Credit control refers to the protective measures a business takes to make its credit lending procedures more reliable. For your credit control system to work, you’ll want to execute the following:
Verify customer information: Ensure you have accurate and up-to-date contact information for the customer. This can prevent invoices from being sent to dead inboxes or old addresses, and keep payments on schedule.
Establish background check procedures: Vetting customers before extending credit is crucial to upholding a credit standard. Decide what sources you’ll use for credit checks such as a bureau like Creditsafe, what information you’ll need from their bank, and what will be considered a trustworthy reference.

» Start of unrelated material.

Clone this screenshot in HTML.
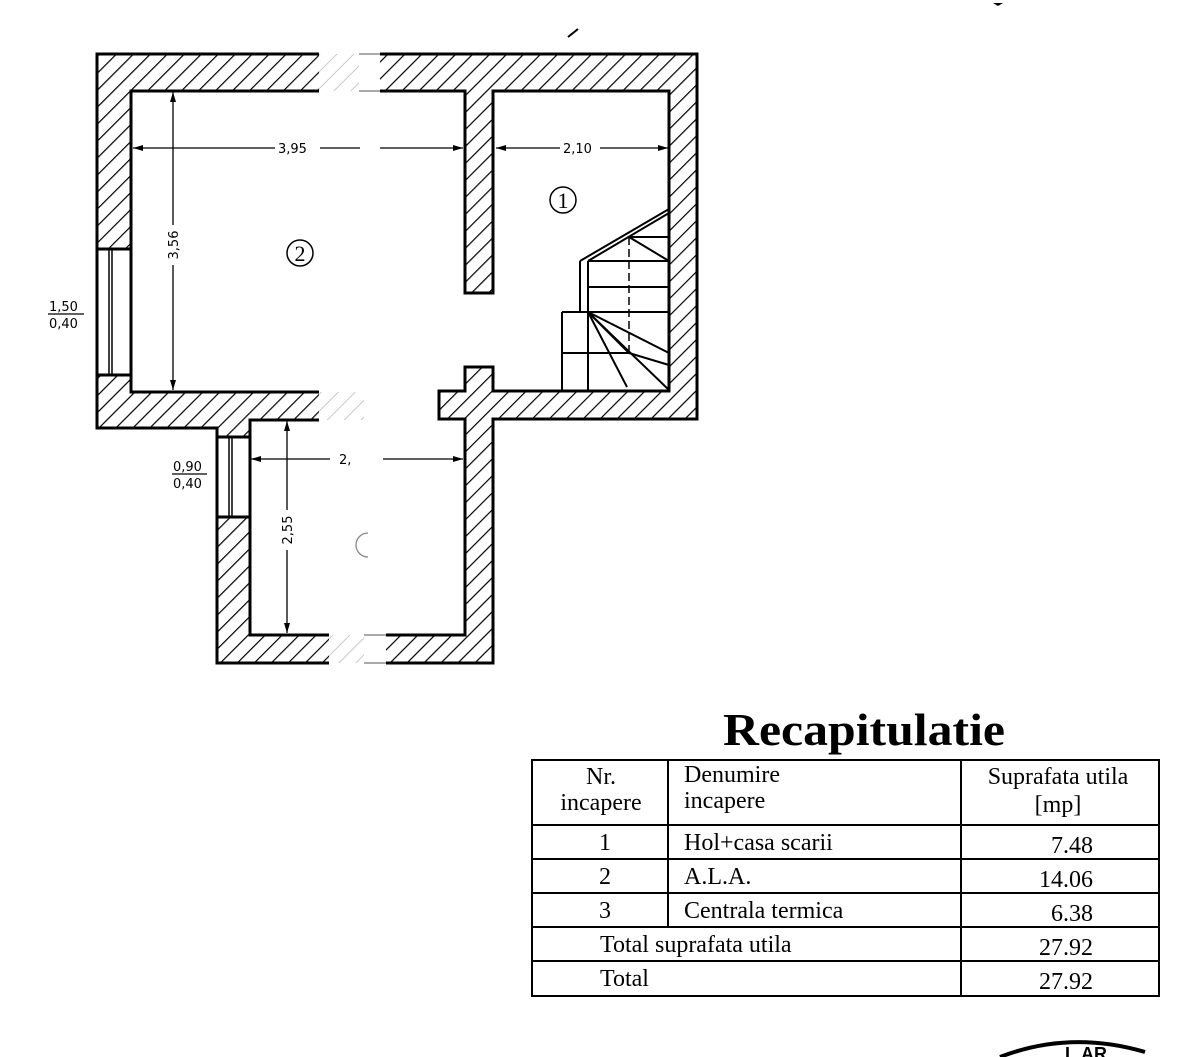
<!DOCTYPE html>
<html><head><meta charset="utf-8"><style>
html,body{margin:0;padding:0;background:#fff;}
svg{display:block;}
</style></head><body>
<svg width="1200" height="1057" viewBox="0 0 1200 1057" xmlns="http://www.w3.org/2000/svg">
<defs>
<pattern id="h" patternUnits="userSpaceOnUse" width="12" height="12" patternTransform="rotate(45)">
<rect width="12" height="12" fill="#fff"/><line x1="0" y1="0" x2="0" y2="12" stroke="#000" stroke-width="2.4"/>
</pattern>
<pattern id="hl" patternUnits="userSpaceOnUse" width="12" height="12" patternTransform="rotate(45)">
<rect width="12" height="12" fill="#fff"/><line x1="0" y1="0" x2="0" y2="12" stroke="#bbb" stroke-width="1.6"/>
</pattern>
<marker id="a" markerWidth="10" markerHeight="6" refX="10" refY="3" orient="auto" markerUnits="userSpaceOnUse"><path d="M0,0 L10,3 L0,6 Z" fill="#000"/></marker>
</defs>
<rect width="1200" height="1057" fill="#fff"/>
<path d="M568,37 L578,29" stroke="#000" stroke-width="2"/>
<path d="M993,3 L1003,3 L998,6 Z" fill="#000"/>

<g fill="url(#h)" stroke="none">
<rect x="97" y="54" width="222" height="37"/>
<rect x="380" y="54" width="317" height="37"/>
<rect x="97" y="91" width="34" height="158"/>
<rect x="97" y="375" width="34" height="54"/>
<rect x="669" y="91" width="28" height="328"/>
<rect x="131" y="392" width="188" height="28"/>
<rect x="97" y="392" width="120" height="36"/>
<rect x="217" y="420" width="33" height="17"/>
<rect x="465" y="91" width="28" height="202"/>
<rect x="439" y="391" width="258" height="28"/>
<rect x="465" y="367" width="28" height="296"/>
<rect x="217" y="517" width="33" height="146"/>
<rect x="217" y="635" width="112" height="28"/>
<rect x="386" y="635" width="107" height="28"/>
</g>
<g fill="url(#hl)">
<rect x="319" y="54" width="40" height="37"/>
<rect x="319" y="392" width="45" height="28"/>
<rect x="329" y="635" width="35" height="28"/>
</g>

<g stroke="#000" stroke-width="3" fill="none" stroke-linejoin="miter">
<path d="M319,54 L97,54 L97,428 L217,428 L217,663 L329,663"/>
<path d="M386,663 L493,663 L493,419 L697,419 L697,54 L380,54"/>
<path d="M319,91 L131,91 L131,392 L319,392"/>
<path d="M380,91 L465,91 L465,293 L493,293 L493,91 L669,91 L669,391 L493,391 L493,367 L465,367 L465,391 L439,391 L439,419 L465,419 L465,635 L386,635"/>
<path d="M329,635 L250,635 L250,420 L319,420"/>
<path d="M97,249 L131,249 M97,375 L131,375 M217,437 L250,437 M217,517 L250,517"/>
</g>
<g stroke="#000" stroke-width="1.5" fill="none">
<path d="M109,249 V375 M112,249 V375 M229,437 V517 M232,437 V517"/>
</g>
<g stroke="#aaa" stroke-width="2" fill="none"><path d="M359,54 H380 M359,91 H380 M364,635 H386 M364,663 H386"/></g>

<g stroke="#000" stroke-width="2" fill="none">
<path d="M580,261 L669,209 M588,261 L669,213"/>
<path d="M580,261 V312 M588,261 V392"/>
<path d="M588,261 H669 M588,287 H669 M588,312 H669 M629,237 H669"/>
<path d="M629,237 L669,261"/>
<path d="M562,312 H588 M562,312 V392 M562,353 H629 M629,353 L669,365"/>
<path d="M588,312 L669,353 M588,312 L669,390 M588,312 L627,387 M588,312 L629,353"/>
</g>
<path d="M629,237 V353" stroke="#000" stroke-width="1.5" stroke-dasharray="8,4" fill="none"/>

<g stroke="#000" stroke-width="1.3" fill="none">
<line x1="275" y1="148" x2="133" y2="148" marker-end="url(#a)"/>
<line x1="320" y1="148" x2="360" y2="148"/>
<line x1="380" y1="148" x2="463" y2="148" marker-end="url(#a)"/>
<line x1="560" y1="148" x2="496" y2="148" marker-end="url(#a)"/>
<line x1="600" y1="148" x2="668" y2="148" marker-end="url(#a)"/>
<line x1="173" y1="225" x2="173" y2="92" marker-end="url(#a)"/>
<line x1="173" y1="265" x2="173" y2="390" marker-end="url(#a)"/>
<line x1="330" y1="459" x2="251" y2="459" marker-end="url(#a)"/>
<line x1="383" y1="459" x2="463" y2="459" marker-end="url(#a)"/>
<line x1="287" y1="510" x2="287" y2="421" marker-end="url(#a)"/>
<line x1="287" y1="550" x2="287" y2="633" marker-end="url(#a)"/>
<line x1="48" y1="314" x2="84" y2="314"/>
<line x1="172" y1="474" x2="207" y2="474"/>
</g>
<g font-family="'DejaVu Sans',sans-serif" font-size="13" fill="#000">
<text x="278" y="153">3,95</text>
<text x="563" y="153">2,10</text>
<text x="339" y="464">2,</text>
<text transform="translate(178,245) rotate(-90)" text-anchor="middle">3,56</text>
<text transform="translate(292,530) rotate(-90)" text-anchor="middle">2,55</text>
<text x="49" y="311">1,50</text>
<text x="49" y="328">0,40</text>
<text x="173" y="471">0,90</text>
<text x="173" y="488">0,40</text>
</g>
<g font-family="'Liberation Serif',serif" fill="#000">
<circle cx="563" cy="200" r="13" stroke="#000" stroke-width="1.5" fill="none"/>
<text x="563" y="208" font-size="22" text-anchor="middle">1</text>
<circle cx="300" cy="253" r="13" stroke="#000" stroke-width="1.5" fill="none"/>
<text x="300" y="261" font-size="22" text-anchor="middle">2</text>
<path d="M368,533 A12,12 0 0 0 368,557" stroke="#888" stroke-width="1.3" fill="none"/>
</g>

<text x="864" y="745" font-family="'Liberation Serif',serif" font-weight="bold" font-size="46" text-anchor="middle" textLength="282" lengthAdjust="spacingAndGlyphs">Recapitulatie</text>
<g stroke="#000" stroke-width="2" fill="none">
<rect x="532" y="760" width="627" height="236"/>
<path d="M532,825 H1159 M532,859 H1159 M532,893 H1159 M532,927 H1159 M532,961 H1159"/>
<path d="M668,760 V927 M961,760 V996"/>
</g>
<g font-family="'Liberation Serif',serif" font-size="24" fill="#000">
<text x="601" y="784" text-anchor="middle">Nr.</text>
<text x="601" y="810" text-anchor="middle">incapere</text>
<text x="684" y="782">Denumire</text>
<text x="684" y="808">incapere</text>
<text x="1058" y="784" text-anchor="middle">Suprafata utila</text>
<text x="1058" y="812" text-anchor="middle">[mp]</text>
<text x="605" y="850" text-anchor="middle">1</text>
<text x="684" y="850">Hol+casa scarii</text>
<text x="1093" y="853" text-anchor="end">7.48</text>
<text x="605" y="884" text-anchor="middle">2</text>
<text x="684" y="884">A.L.A.</text>
<text x="1093" y="887" text-anchor="end">14.06</text>
<text x="605" y="918" text-anchor="middle">3</text>
<text x="684" y="918">Centrala termica</text>
<text x="1093" y="921" text-anchor="end">6.38</text>
<text x="600" y="952">Total suprafata utila</text>
<text x="1093" y="955" text-anchor="end">27.92</text>
<text x="600" y="986">Total</text>
<text x="1093" y="989" text-anchor="end">27.92</text>
</g>
<path d="M1000,1057 Q1070,1030 1145,1052" stroke="#000" stroke-width="4" fill="none"/>
<text x="1065" y="1060" font-family="'Liberation Sans',sans-serif" font-weight="bold" font-size="18">L.AR</text>
</svg>
</body></html>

Set credit limits: Regardless of your customers’ creditworthiness, your business will only be able to extend a limited amount of credit at a time without it negatively impacting cash flow. Decide what this amount should be and how you’ll go about issuing lines of credit to customers.
Conduct periodic reviews: The need for credit control is ongoing. Reviewing customer accounts is an important step to figure out what’s working and what’s not. You can use this information to adjust credit limits or change processes to improve results.

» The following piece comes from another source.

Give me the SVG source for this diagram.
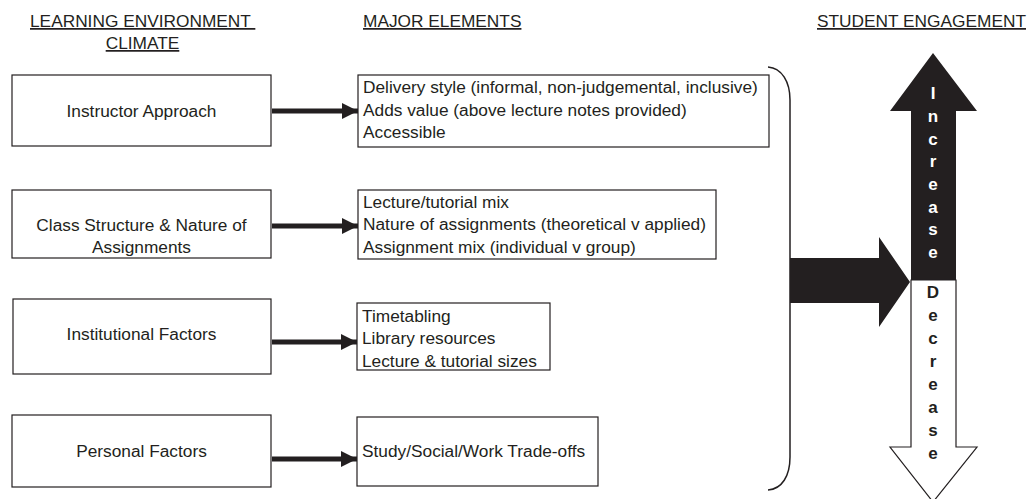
<svg xmlns="http://www.w3.org/2000/svg" width="1029" height="499" viewBox="0 0 1029 499">
<style>
text{font-family:"Liberation Sans",Arial,sans-serif;font-size:17.3px;fill:#231f20}
.box{fill:#fff;stroke:#231f20;stroke-width:1.2}
.hdr{text-decoration:underline}
.mid{text-anchor:middle}
.conn{stroke:#231f20;stroke-width:5;fill:none}
.big{fill:#231f20}
.vl{font-weight:bold;text-anchor:middle;font-size:17px}
</style>
<defs>
<marker id="ah" markerUnits="userSpaceOnUse" viewBox="0 0 16 16" refX="16" refY="8" markerWidth="16" markerHeight="16" orient="auto">
<path d="M0,0 L16,8 L0,16 z" fill="#231f20"/>
</marker>
</defs>
<g id="headers">
<text x="30" y="27" class="hdr" xml:space="preserve">LEARNING ENVIRONMENT </text>
<text x="142.5" y="49" class="hdr mid">CLIMATE</text>
<text x="363" y="27" class="hdr">MAJOR ELEMENTS</text>
<text x="817" y="27" class="hdr">STUDENT ENGAGEMENT</text>
</g>
<g id="instructor-approach">
<rect class="box" x="12" y="75" width="259" height="71"/>
<text x="141.5" y="117" class="mid">Instructor Approach</text>
</g>
<g id="class-structure">
<rect class="box" x="12" y="190" width="259" height="68"/>
<text x="141.5" y="231" class="mid">Class Structure &amp; Nature of</text>
<text x="141.5" y="253" class="mid">Assignments</text>
</g>
<g id="institutional-factors">
<rect class="box" x="13" y="299" width="258" height="75"/>
<text x="141.5" y="340" class="mid">Institutional Factors</text>
</g>
<g id="personal-factors">
<rect class="box" x="12" y="415" width="259" height="72"/>
<text x="141.5" y="457" class="mid">Personal Factors</text>
</g>
<g id="instructor-elements">
<rect class="box" x="358" y="75" width="411" height="72"/>
<text x="363" y="93">Delivery style (informal, non-judgemental, inclusive)</text>
<text x="363" y="116">Adds value (above lecture notes provided)</text>
<text x="363" y="138">Accessible</text>
</g>
<g id="class-elements">
<rect class="box" x="358" y="190" width="358" height="69"/>
<text x="363" y="208">Lecture/tutorial mix</text>
<text x="363" y="230">Nature of assignments (theoretical v applied)</text>
<text x="363" y="253">Assignment mix (individual v group)</text>
</g>
<g id="institutional-elements">
<rect class="box" x="357" y="303" width="193" height="67"/>
<text x="362" y="322">Timetabling</text>
<text x="362" y="344">Library resources</text>
<text x="362" y="367">Lecture &amp; tutorial sizes</text>
</g>
<g id="personal-elements">
<rect class="box" x="357" y="417" width="241" height="69"/>
<text x="362" y="457">Study/Social/Work Trade-offs</text>
</g>
<g id="connectors">
<line class="conn" x1="272" y1="111" x2="358" y2="111" marker-end="url(#ah)"/>
<line class="conn" x1="272" y1="226" x2="358" y2="226" marker-end="url(#ah)"/>
<line class="conn" x1="272" y1="342" x2="357" y2="342" marker-end="url(#ah)"/>
<line class="conn" x1="272" y1="459" x2="357" y2="459" marker-end="url(#ah)"/>
<path d="M768,67 C782,68 790,82 790,100 L790,457 C790,476 782,489 768,490" fill="none" stroke="#231f20" stroke-width="1.5"/>
<polygon class="big" points="790,258 879,258 879,237 910,282 879,327 879,303 790,303"/>
</g>
<g id="engagement-arrow">
<polygon class="big" points="933,53 977,111 956,111 956,280 911,280 911,111 890,111"/>
<polygon points="911,280 956,280 956,447 977,447 933,502 890,447 911,447" fill="#fff" stroke="#231f20" stroke-width="1.2"/>
<text class="vl" style="fill:#fff">
<tspan x="933" y="99">I</tspan><tspan x="933" y="122">n</tspan><tspan x="933" y="145">c</tspan><tspan x="933" y="167">r</tspan><tspan x="933" y="190">e</tspan><tspan x="933" y="213">a</tspan><tspan x="933" y="235">s</tspan><tspan x="933" y="258">e</tspan>
</text>
<text class="vl">
<tspan x="933" y="298">D</tspan><tspan x="933" y="321">e</tspan><tspan x="933" y="344">c</tspan><tspan x="933" y="367">r</tspan><tspan x="933" y="390">e</tspan><tspan x="933" y="413">a</tspan><tspan x="933" y="436">s</tspan><tspan x="933" y="459">e</tspan>
</text>
</g>
</svg>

These four processes work hand in hand to deliver effective credit control.
Is Credit Control Different From Credit Management?

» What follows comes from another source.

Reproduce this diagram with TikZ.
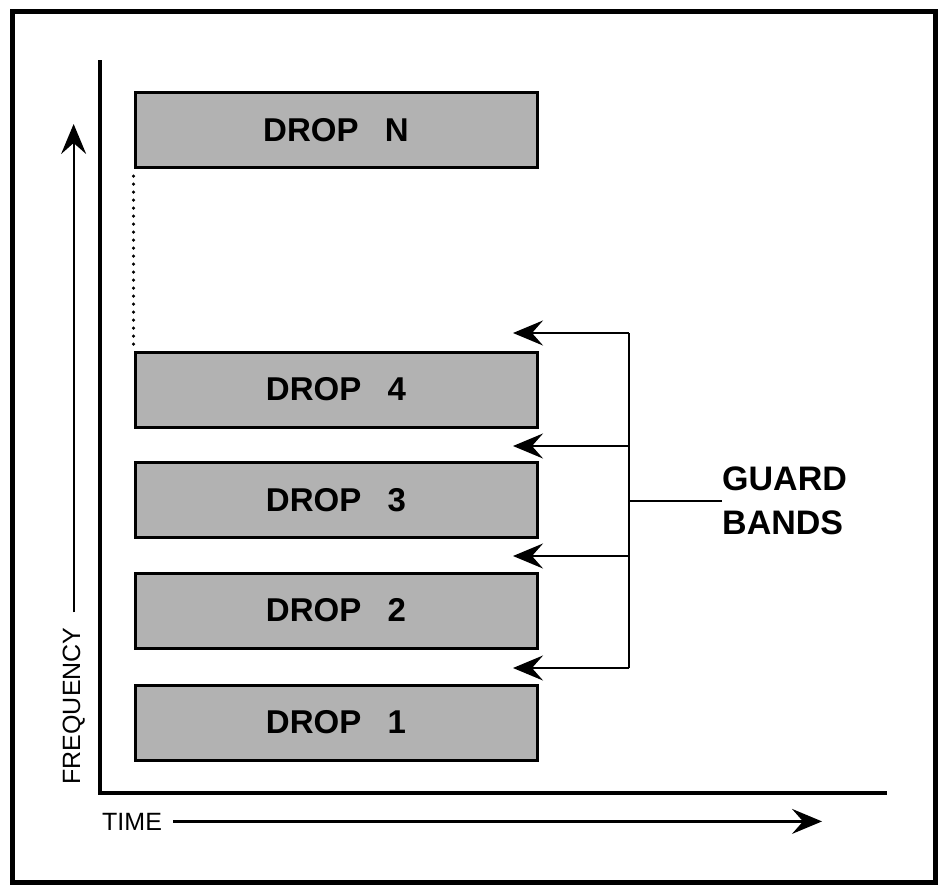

Credit control means a business is taking steps to offer credit to customers who can honor the terms and conditions of the sale. Credit management, on the other hand, is what follows — when the business actively monitors customer relationships to ensure timely payments.
So, credit control can be understood as setting the stage for efficient credit management.
Must-Have Credit Control Measures
There are four primary credit control measures you should pay special attention to:
Credit standards: Determining a customer’s creditworthiness at the start sets the tone for all other credit control measures. How will you assess a customer’s credit score and credit history?
Credit period: Offering long credit periods is beneficial to customers, but can interrupt your cash flow. How long can your company afford to go with an outstanding invoice before it interrupts operations?
Invoice discounts: Offering discounts for early payments can have a positive impact on cash flow. How large a discount can your company afford to offer without negatively impacting profits?
Collection policy: This factor addresses how lenient or aggressive your company will be in pursuing accounts that are in default. How quickly will you send overdue invoices to collections? When will it be necessary to take legal action?
Identify how your team should go about addressing these measures with customer accounts to improve team effectiveness.
Establishing Credit Control Procedures
Credit control should not be a vague term that’s used lightly. Collect your credit control procedures into an official document that your team can reference and put into action.
Keeping your finance and sales teams aligned on company initiatives is necessary for its overall success. This also requires keeping the document up to date with the findings from your periodic reviews.